Призрак фуги | страница 12
3
В юности гадалка нагадала мне троих детей, хорошего мужа и долгую, счастливую жизнь. Прошло много лет, но до сих пор я не могу понять, сбылись ли ее предсказания, вот только юность моя была короткой и несчастной. Я родилась в городском поселке, почти деревне, по-своему милом, немного смешном мирке. Гадалка эта, например, хоть и не была цыганкой, всегда наряжалась в длинные пестрые платья. Такими же пестрыми были ковры и скатерти в нашем доме. В окнах и дверях веранды переливалась целая мозаика из прямоугольных, квадратных и трапециевидных стекол, разделенных тонкими штапиками. В детстве мы с сестрами раскрашивали эти стекла гуашью, и они пестрели так же, как весь мир вокруг. «Алеся!» — слышу я голос мамы позади себя и оборачиваюсь. Каждый раз, когда я готовилась выйти из дому, она окликала меня каким-то глухим и грустным голосом. В последние годы она почти всегда была пьяна, но я все равно любила ее: она была доброй матерью и хорошей хозяйкой, мы с сестрами были сыты и одеты — мама работала не кем-нибудь, а заведующей столовой в поселковом совете. Нас было три сестры от разных отцов, которых мы никогда не знали и не искали. Я была школьницей, когда старшая, Маша, вышла замуж, родила двойню и сделалась настоящей хозяйкой в доме, мама же все больше превращалась в какое-то доброе привидение, которое все любили, но никто не воспринимал всерьез. Вскоре вышла замуж и уехала к мужу другая сестра, Оля. В последний раз мама окликнула меня, когда я с сумкой выходила на остановку автобуса — уезжала учиться в педучилище, в Несвиж. Через неделю она умерла во сне. А следующим летом Маша выбросила из дома два старых маминых буфета, на месте огорода разбила газон, а в окна веранды вставила стеклопакеты. И когда я приезжала потом на каникулы, дом мой уже не казался мне родным, словно кто-то вытянул из него знакомый мир моего детства, сорвал его, как пеструю скатерть со стола, вместе со всеми тарелочками, скляночками и кувшинчиками, обнажив потертые годами черные доски.

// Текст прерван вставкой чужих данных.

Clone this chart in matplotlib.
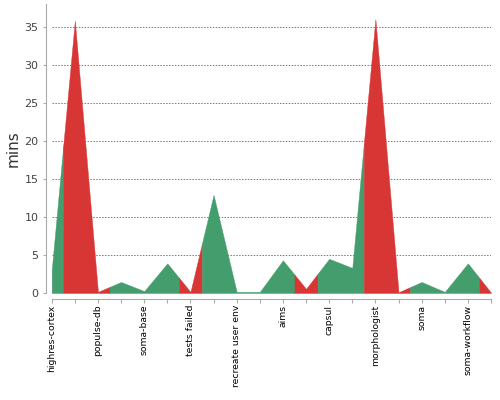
import numpy as np
import matplotlib
matplotlib.use("Agg")
import matplotlib.pyplot as plt

# 20 builds, only every other name is shown on the axis
labels = ["highres-cortex", "", "populse-db", "", "soma-base", "",
          "tests failed", "", "recreate user env", "", "aims", "",
          "capsul", "", "morphologist", "", "soma", "", "soma-workflow", ""]
mins = [3.0, 35.8, 0.15, 1.45, 0.25, 3.9, 0.15, 12.9, 0.15, 0.15,
        4.3, 0.55, 4.5, 3.3, 36.0, 0.1, 1.45, 0.15, 3.9, 0.05]
status = ["ok", "fail", "fail", "ok", "ok", "ok", "fail", "ok", "ok", "ok",
          "ok", "fail", "ok", "ok", "fail", "fail", "ok", "ok", "ok", "fail"]

colors = {"ok": "#449d6c", "fail": "#d83535"}

x = np.arange(len(mins))
y = np.array(mins)
n = len(x)

fig = plt.figure(figsize=(5, 4), dpi=100)
ax = fig.add_axes([0.1034, 0.2675, 0.8786, 0.7225])

# spines first: moving them resets the ticks
for s in ["top", "right"]:
    ax.spines[s].set_visible(False)
for s in ["left", "bottom"]:
    ax.spines[s].set_color("#aaaaaa")
    ax.spines[s].set_position(("outward", 4))

# group consecutive points of the same status, each point owns
# the span half way to its neighbours
start = 0
for i in range(1, n + 1):
    if i == n or status[i] != status[start]:
        x0 = max(start - 0.5, 0)
        x1 = min(i - 0.5, n - 1)
        xs = np.concatenate([[x0], x[start:i], [x1]])
        ys = np.interp(xs, x, y)
        ax.fill_between(xs, 0, ys, color=colors[status[start]],
                        edgecolor=colors[status[start]], linewidth=0.3)
        start = i

ax.set_xlim(0, n - 1)
ax.set_ylim(0, 38)
ax.set_yticks(range(0, 36, 5))
ax.set_xticks(x)
ax.set_xticklabels(labels, rotation=90, fontsize=6.7, color="black")
ax.tick_params(axis="y", labelsize=8, labelcolor="#444444", color="#aaaaaa",
               length=2.5, pad=3)
ax.tick_params(axis="x", color="#aaaaaa", length=3, pad=1.5)

ax.grid(axis="y", color="#777777", linestyle=(0, (1.5, 1.5)), linewidth=0.7)
ax.set_axisbelow(True)
ax.set_ylabel("mins", fontsize=11, color="#333333", labelpad=3)

fig.savefig("out.png", dpi=100)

Сама не знаю, зачем после девятого класса я поступила в это училище, — наверное, хотела казаться себе взрослее. Оно было какой-то карикатурой на пансион благородных девиц. Несвиж лежал километрах в пятидесяти от моего поселка, и теперь я неделями не бывала дома. Общежитие наше находилось в бывшем монастыре, порядки в нем поначалу показались мне тоже монастырскими, но так же ловко, как в прошлые века, мы со сверстницами вскоре стали их нарушать. Несвиж город маленький: всех развлечений — две дискотеки, на которые нам нельзя было ходить. Честно говоря, из всей нашей группы мне интересно было общаться только с одной девочкой. А остальные... из каких землянок их выкопали? У меня было ощущение, что я попала в какой-то накопитель для неудачниц и что уж лучше было бы мне окончить школу и ехать поступать в Минск. Очень скоро меня потянуло домой, — но показывать сестре свою ошибку не хотелось. Маша с мужем открыли магазинчик в поселке, дела у них шли неплохо. Они помогали мне деньгами, и я просто обязана была как можно быстрее выучиться и сама начать работать, поэтому, закусив удила, твердо решила пройти все испытания и получить диплом. Мы сдружились с этой второй девочкой, с Наташей. Она была высокой и стройной блондинкой, а я темная, почти брюнетка, с бледной, какой-то мраморной (как выразился один поклонник) кожей и совсем уже не с подростковыми формами. Вахтерши в общежитии закрывали глаза на то, что мы тайком бегали на дискотеки и возвращались к полуночи. Первые два месяца я еще успела сходить на свидания с тремя местными парнями, для которых позднее я узнала хорошее определение — колдырь. А ближе к зиме вообще перестала выходить на улицу — благо в учебный корпус из общежития можно было перейти по галерее. Сидела вечерами в своей келье, слушала радио, читала книги из библиотеки и думала, что сойду с ума от скуки. И вот как-то утром, на перемене, заходит в класс смешной невысокий дядечка лет за тридцать. Оглядел нас каким-то будто бы хитрым взглядом, блеснул лысиной и позвал в театральную студию.